Shapiro graduated from SUNY Farmingdale and studied Fine Studio Art at Hunter College with Robert Huot. While at Hunter, sculptor Donald Lipski chose Shapiro for a student show at the Hunter Galler. Shapiro received an Air France Art Award and was accepted into the smART Kinston art residency program 2022-23.

Shapiro began her art career as a portraitist in pastels, oils, and acrylics and found digital creation to be a life-changing creative direction in her art career. Shapiro’s influences are Bauhaus, Surrealism, the Collagists, Pop Art, and Installation.

As a digital collage artist and previously a Painter/Curator, Shapiro sees more technological inclusion evolving. Her art explores chaos/order, design/fine art, and complexity/simplicity. She seeks to solve the dichotomy of diversity versus exclusivity.

When creators pull from personal values, experiences, and visions that engender joy, she believes digital art can survive, thrive, and, more importantly, leave the world a better place. Spiritually and creatively, Shapiro sees herself as an interpreter-connector, with collage being the most powerful medium to express the relevance of her work.

“My first awareness of art as a child came from a magazine ad selling prints by Salvador Dali and Pablo Picasso,” she said in a December 2022 interview in Al-Tiba9, a website devoted to contemporary art.

“I was shocked that reality could be depicted in a distorted way, shattering my comprehension of how the world appears to others.
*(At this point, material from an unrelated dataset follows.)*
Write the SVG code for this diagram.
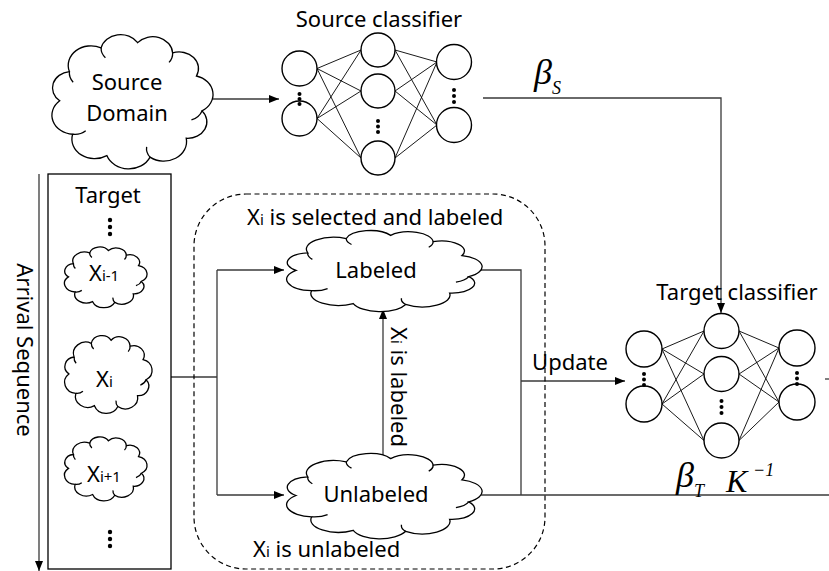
<svg xmlns="http://www.w3.org/2000/svg" xmlns:xlink="http://www.w3.org/1999/xlink" width="829" height="571" viewBox="0 0 829 571">
  <style>
    .txt { font-family: "Noto Sans", "Open Sans", sans-serif; font-size: 22px; fill: #000; }
    .mid { text-anchor: middle; }
    .math { font-family: "Liberation Serif", "Times New Roman", serif; font-style: italic; fill: #000; }
    .cloud { fill: #fff; stroke: #000; stroke-width: 1.3; vector-effect: non-scaling-stroke; }
    .crease { fill: none; stroke: #000; stroke-width: 1.3; vector-effect: non-scaling-stroke; }
    .conn { fill: none; stroke: #3a3a3a; stroke-width: 1.3; }
    .arr { marker-end: url(#ah); }
    .neuron { fill: #fff; stroke: #000; stroke-width: 1.4; }
    .syn { stroke: #000; stroke-width: 0.9; }
    .dot { fill: #000; }
    .box { fill: #fff; stroke: #000; stroke-width: 1.3; }
    .dash { fill: none; stroke: #000; stroke-width: 1.2; stroke-dasharray: 5 3.5; }
  </style>
  <defs>
    <marker id="ah" markerUnits="userSpaceOnUse" markerWidth="10" markerHeight="10" viewBox="0 0 10 10" refX="10" refY="5" orient="auto">
      <path d="M0,1 L10,5 L0,9 Z" fill="#000"/>
    </marker>
    <!-- generic cloud outline in a 100x100 box -->
    <g id="cloudShape">
      <path class="cloud" d="M10,50 A10.7,10.7 0 0 1 15.4,31 A12.7,12.7 0 0 1 33.1,15.6 A11.2,11.2 0 0 1 53.5,12.2 A11.1,11.1 0 0 1 73,18.9 A10.8,10.8 0 0 1 86.3,33.9 A12.4,12.4 0 0 1 89.4,56.6 A10.7,10.7 0 0 1 80.6,74.4 A12.7,12.7 0 0 1 60.4,86.7 A13,13 0 0 1 36.3,85.7 A12.7,12.7 0 0 1 17.2,71.8 A12.4,12.4 0 0 1 10,50 Z"/>
      <path class="crease" d="M15.4,31 A10,10 0 0 0 17.5,38 M33.1,15.6 A9,9 0 0 0 35.5,22 M73,18.9 A9,9 0 0 1 71,25 M89.4,56.6 A10,10 0 0 1 83.5,62.5 M60.4,86.7 A9,9 0 0 1 58.5,80 M17.2,71.8 A9,9 0 0 0 24.5,69.5"/>
    </g>
  </defs>

  <rect width="829" height="571" fill="#fff"/>

  <!-- connectors -->
  <g id="connectors">
    <line class="conn arr" x1="213" y1="99" x2="279" y2="99"/>
    <polyline class="conn arr" points="483,98 721,98 721,313"/>
    <line class="conn" x1="152" y1="377" x2="217" y2="377"/>
    <line class="conn" x1="217" y1="270" x2="217" y2="495"/>
    <line class="conn arr" x1="217" y1="270" x2="284" y2="270"/>
    <line class="conn arr" x1="217" y1="495" x2="284" y2="495"/>
    <line class="conn arr" x1="383" y1="457" x2="383" y2="309"/>
    <polyline class="conn" points="481,270 521,270 521,495"/>
    <line class="conn" x1="480" y1="495" x2="829" y2="495"/>
    <line class="conn arr" x1="521" y1="381" x2="625" y2="381"/>
    <line class="conn arr" x1="39" y1="174" x2="39" y2="571"/>
    <line class="conn" x1="825" y1="379" x2="829" y2="379"/>
  </g>

  <!-- source domain -->
  <g id="source-domain">
    <use xlink:href="#cloudShape" transform="translate(41.8,23.9) scale(1.792,1.537)"/>
    <text class="txt mid" x="127" y="90" font-size="23">Source</text>
    <text class="txt mid" x="127" y="121" font-size="23">Domain</text>
  </g>

  <!-- source classifier -->
  <g id="source-classifier">
    <text class="txt mid" x="379" y="27">Source classifier</text>
    <g>
      <line class="syn" x1="317" y1="68.5" x2="361" y2="50"/>
      <line class="syn" x1="317" y1="68.5" x2="361" y2="91"/>
      <line class="syn" x1="317" y1="68.5" x2="361" y2="158"/>
      <line class="syn" x1="317" y1="118.5" x2="361" y2="50"/>
      <line class="syn" x1="317" y1="118.5" x2="361" y2="91"/>
      <line class="syn" x1="317" y1="118.5" x2="361" y2="158"/>
      <line class="syn" x1="395" y1="50" x2="437" y2="62"/>
      <line class="syn" x1="395" y1="50" x2="437" y2="125"/>
      <line class="syn" x1="395" y1="91" x2="437" y2="62"/>
      <line class="syn" x1="395" y1="91" x2="437" y2="125"/>
      <line class="syn" x1="395" y1="158" x2="437" y2="62"/>
      <line class="syn" x1="395" y1="158" x2="437" y2="125"/>
    </g>
    <circle class="neuron" cx="299.5" cy="68.5" r="17.5"/>
    <circle class="neuron" cx="299.5" cy="118.5" r="17.5"/>
    <circle class="neuron" cx="378" cy="50" r="17"/>
    <circle class="neuron" cx="378" cy="91" r="17"/>
    <circle class="neuron" cx="378" cy="158" r="17"/>
    <circle class="neuron" cx="454" cy="62" r="17.5"/>
    <circle class="neuron" cx="454" cy="125" r="17.5"/>
    <circle class="dot" cx="299.5" cy="94" r="2"/>
    <circle class="dot" cx="299.5" cy="99" r="2"/>
    <circle class="dot" cx="299.5" cy="104" r="2"/>
    <circle class="dot" cx="378" cy="121" r="2"/>
    <circle class="dot" cx="378" cy="126.5" r="2"/>
    <circle class="dot" cx="378" cy="132" r="2"/>
    <circle class="dot" cx="454" cy="90" r="2"/>
    <circle class="dot" cx="454" cy="96" r="2"/>
    <circle class="dot" cx="454" cy="102" r="2"/>
  </g>

  <!-- beta_S label -->
  <g id="beta-s">
    <text class="math" x="534" y="84" font-size="36">β<tspan dy="10" font-size="18">S</tspan></text>
  </g>

  <!-- target stream -->
  <g id="target">
    <rect class="box" x="48" y="174" width="123" height="395"/>
    <text class="txt mid" x="108" y="203">Target</text>
    <circle class="dot" cx="110" cy="220" r="2.2"/>
    <circle class="dot" cx="110" cy="227" r="2.2"/>
    <circle class="dot" cx="110" cy="234" r="2.2"/>
    <circle class="dot" cx="110" cy="532" r="2.2"/>
    <circle class="dot" cx="110" cy="539" r="2.2"/>
    <circle class="dot" cx="110" cy="546" r="2.2"/>
  </g>
  <g id="x-prev">
    <use xlink:href="#cloudShape" transform="translate(59.3,242.1) scale(0.918,0.695)"/>
    <text class="txt" x="89" y="281">X<tspan font-size="15">i-1</tspan></text>
  </g>
  <g id="x-cur">
    <use xlink:href="#cloudShape" transform="translate(59.1,329.4) scale(0.973,0.89)"/>
    <text class="txt" x="96" y="387">X<tspan font-size="15">i</tspan></text>
  </g>
  <g id="x-next">
    <use xlink:href="#cloudShape" transform="translate(59.3,431.8) scale(0.918,0.732)"/>
    <text class="txt" x="87" y="482">X<tspan font-size="15">i+1</tspan></text>
  </g>

  <text class="txt mid" font-size="21" transform="translate(17,350) rotate(90)">Arrival Sequence</text>

  <!-- active learning block -->
  <g id="selection">
    <rect class="dash" x="194" y="194" width="351" height="375" rx="52" ry="52"/>
    <text class="txt" x="247" y="225">X<tspan font-size="15">i</tspan> is selected and labeled</text>
    <text class="txt" x="253" y="557">X<tspan font-size="15">i</tspan> is unlabeled</text>
    <text class="txt mid" transform="translate(391,387) rotate(90)">X<tspan font-size="15">i</tspan> is labeled</text>
  </g>
  <g id="labeled">
    <use xlink:href="#cloudShape" transform="translate(274.3,224.1) scale(2.175,0.927)"/>
    <text class="txt mid" x="376" y="278">Labeled</text>
  </g>
  <g id="unlabeled">
    <use xlink:href="#cloudShape" transform="translate(274.3,446.7) scale(2.175,0.976)"/>
    <text class="txt mid" x="376" y="502">Unlabeled</text>
  </g>

  <text class="txt mid" x="570" y="370">Update</text>

  <!-- target classifier -->
  <g id="target-classifier">
    <text class="txt mid" x="737" y="300">Target classifier</text>
    <g>
      <line class="syn" x1="662" y1="349" x2="704" y2="331"/>
      <line class="syn" x1="662" y1="349" x2="704" y2="374"/>
      <line class="syn" x1="662" y1="349" x2="704" y2="440.5"/>
      <line class="syn" x1="662" y1="404" x2="704" y2="331"/>
      <line class="syn" x1="662" y1="404" x2="704" y2="374"/>
      <line class="syn" x1="662" y1="404" x2="704" y2="440.5"/>
      <line class="syn" x1="739" y1="331" x2="779" y2="348"/>
      <line class="syn" x1="739" y1="331" x2="779" y2="402"/>
      <line class="syn" x1="739" y1="374" x2="779" y2="348"/>
      <line class="syn" x1="739" y1="374" x2="779" y2="402"/>
      <line class="syn" x1="739" y1="440.5" x2="779" y2="348"/>
      <line class="syn" x1="739" y1="440.5" x2="779" y2="402"/>
    </g>
    <circle class="neuron" cx="644" cy="349" r="18"/>
    <circle class="neuron" cx="644" cy="404" r="18"/>
    <circle class="neuron" cx="721.5" cy="331" r="17.5"/>
    <circle class="neuron" cx="721.5" cy="374" r="17.5"/>
    <circle class="neuron" cx="721.5" cy="440.5" r="17.5"/>
    <circle class="neuron" cx="797" cy="348" r="18"/>
    <circle class="neuron" cx="797" cy="402" r="18"/>
    <circle class="dot" cx="644" cy="374" r="2"/>
    <circle class="dot" cx="644" cy="379.5" r="2"/>
    <circle class="dot" cx="644" cy="385" r="2"/>
    <circle class="dot" cx="721.5" cy="401" r="2"/>
    <circle class="dot" cx="721.5" cy="407" r="2"/>
    <circle class="dot" cx="721.5" cy="413" r="2"/>
    <circle class="dot" cx="797" cy="373" r="2"/>
    <circle class="dot" cx="797" cy="378.5" r="2"/>
    <circle class="dot" cx="797" cy="384" r="2"/>
  </g>

  <!-- beta_T K^-1 label -->
  <g id="beta-t">
    <text class="math" x="676" y="487" font-size="36">β<tspan dy="10" font-size="18">T</tspan></text>
    <text class="math" x="726" y="492" font-size="32">K</text>
    <text class="math" x="753" y="476" font-size="18" font-style="normal">−1</text>
  </g>
</svg>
In a way, I was awakened to the ‘me’ as a unique objective consciousness.

“Collage is the closest medium I’ve found able to visually reproduce a storyline. Most of my work includes people as objects meant to explain a part of the story rather than to idealize an individual. I use people as I use other objects, like a tool to point to a theory or message. I’ve recently explored fashion, Asian culture, and scapes of local scenes.”

She finds that digital art provides the best medium for communicating her sense of reality.

“My art has to express the essence of the people, places, and things I choose to gather into a visual story,” she said during the Al-Tiba9 interview. “The story, however, doesn’t always have to be literal, linear, or make sense. Sometimes you simply get a glimpse of different inexplicable realities.

“For instance, while washing the breakfast dishes and thinking about tasks needing attention, my mind suddenly conjured up a dream I had several days prior. I instantly realized I was jumping dimensions of consciousness by reliving the dream as if I were still asleep and simultaneously being awake in my kitchen.

“Everything in our reality is the same thing and only appears individual or dual because they are on the same spectrum. Day and night may seem opposite, yet they are both the same thing at different phases.”

Anyone interested in previewing her work can find one of her collages hanging at The Laughing Owl and another featured at Middle Grounds Coffeehouse.

You can hear her ideas in person during the “Artist Talk” on June 15.